Dans les épisodes sanglants, elle se dépersonnalise, endosse le corps de sa mère (qui la possède, pense-t-elle), entend des voix, voit des fantômes, ne contrôle plus. Une part d’elle-même refuse, l’autre part commet les meurtres. Puis elle émerge, constate et n’en est pas ou peu affectée. Elle n’est pas bien fière, certes, mais ses émotions sont largement inhibées. A cela succède une période de soulagement à la perspective de commencer une nouvelle vie. La seule véritable source de souffrance, c’est ce sac.

A sa manière, Anna tente d’échapper à son destin. Dans une existence marginale, elle parvient à trouver un semblant d’équilibre, d’abord avec l’Ange puis seule. La relation entre elle et l’Ange est magnifiquement décrite et avec une grande justesse. L’espace d’un instant, je me suis demandée si Solène Bakowski ne s’était pas introduit subrepticement dans mes souvenirs. C’est dire comme Un sac prend le pas sur la réalité.
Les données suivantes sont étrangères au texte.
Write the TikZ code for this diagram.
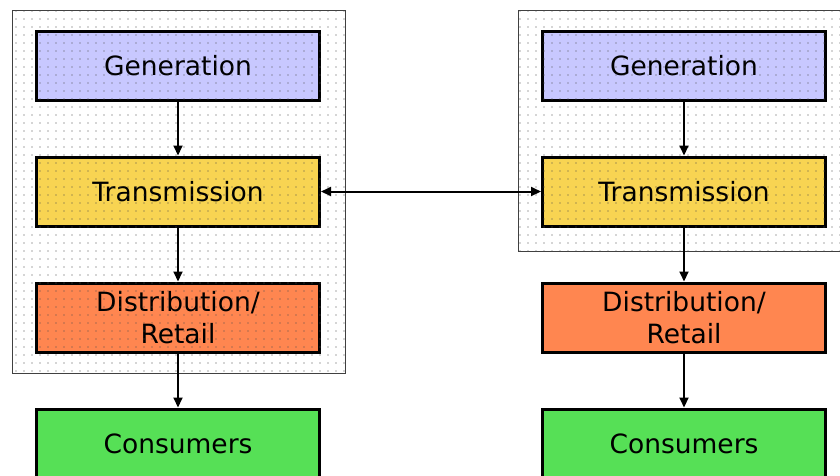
\documentclass[tikz,border=0pt]{standalone}
\usepackage{fontspec}
\setmainfont{DejaVu Sans}
\usetikzlibrary{positioning,arrows.meta,patterns.meta}

\definecolor{gencol}{RGB}{200,200,255}
\definecolor{tracol}{RGB}{248,212,82}
\definecolor{discol}{RGB}{255,134,80}
\definecolor{concol}{RGB}{86,224,86}

\begin{document}
\begin{tikzpicture}[x=1pt,y=-1pt,
    box/.style={draw, line width=3pt, minimum width=283pt, minimum height=69pt,
      inner sep=0pt, align=center, font=\fontsize{26.5}{32}\selectfont},
    link/.style={line width=2pt, -{Triangle[length=10pt,width=9pt]}},
    panel/.style={draw=black!75, line width=0.8pt, fill=white},
    dotfill/.style={pattern={Dots[distance=8pt,radius=0.7pt]}, pattern color=black!70}
    ]
  \useasboundingbox (0,0) rectangle (840,475);

  % two market panels
  \draw[panel] (12,10) rectangle (345,373);
  \draw[panel] (518,10) rectangle (860,251);

  % left chain
  \node[box, fill=gencol] (genA) at (178,65.5) {Generation};
  \node[box, fill=tracol, below=54pt of genA] (traA) {Transmission};
  \node[box, fill=discol, below=54pt of traA] (disA) {Distribution/\\Retail};
  \node[box, fill=concol, below=54pt of disA] (conA) {Consumers};

  % right chain
  \node[box, fill=gencol] (genB) at (684,65.5) {Generation};
  \node[box, fill=tracol, below=54pt of genB] (traB) {Transmission};
  \node[box, fill=discol, below=54pt of traB] (disB) {Distribution/\\Retail};
  \node[box, fill=concol, below=54pt of disB] (conB) {Consumers};

  % dots over the panels
  \fill[dotfill] (12,10) rectangle (345,373);
  \fill[dotfill] (518,10) rectangle (860,251);

  \draw[link] (genA) -- (traA);
  \draw[link] (traA) -- (disA);
  \draw[link] (disA) -- (conA);
  \draw[link] (genB) -- (traB);
  \draw[link] (traB) -- (disB);
  \draw[link] (disB) -- (conB);
  \draw[link, {Triangle[length=10pt,width=9pt]}-{Triangle[length=10pt,width=9pt]}] (traA) -- (traB);
\end{tikzpicture}
\end{document}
De la dérive de ce « monstre », dérive qui d’ailleurs demeure inachevée, on sort brisé, meurtri, abasourdi. Solène Bakowski n’épargne pas son lecteur. Elle vient troubler son équilibre et son esprit, suffisamment pour altérer sa raison et laisse dans son sillage l’âcre goût de la folie. Voilà un livre qu’en effet on ne peut oublier, et qui distille durablement ses charmes sombres. Un coup de maître.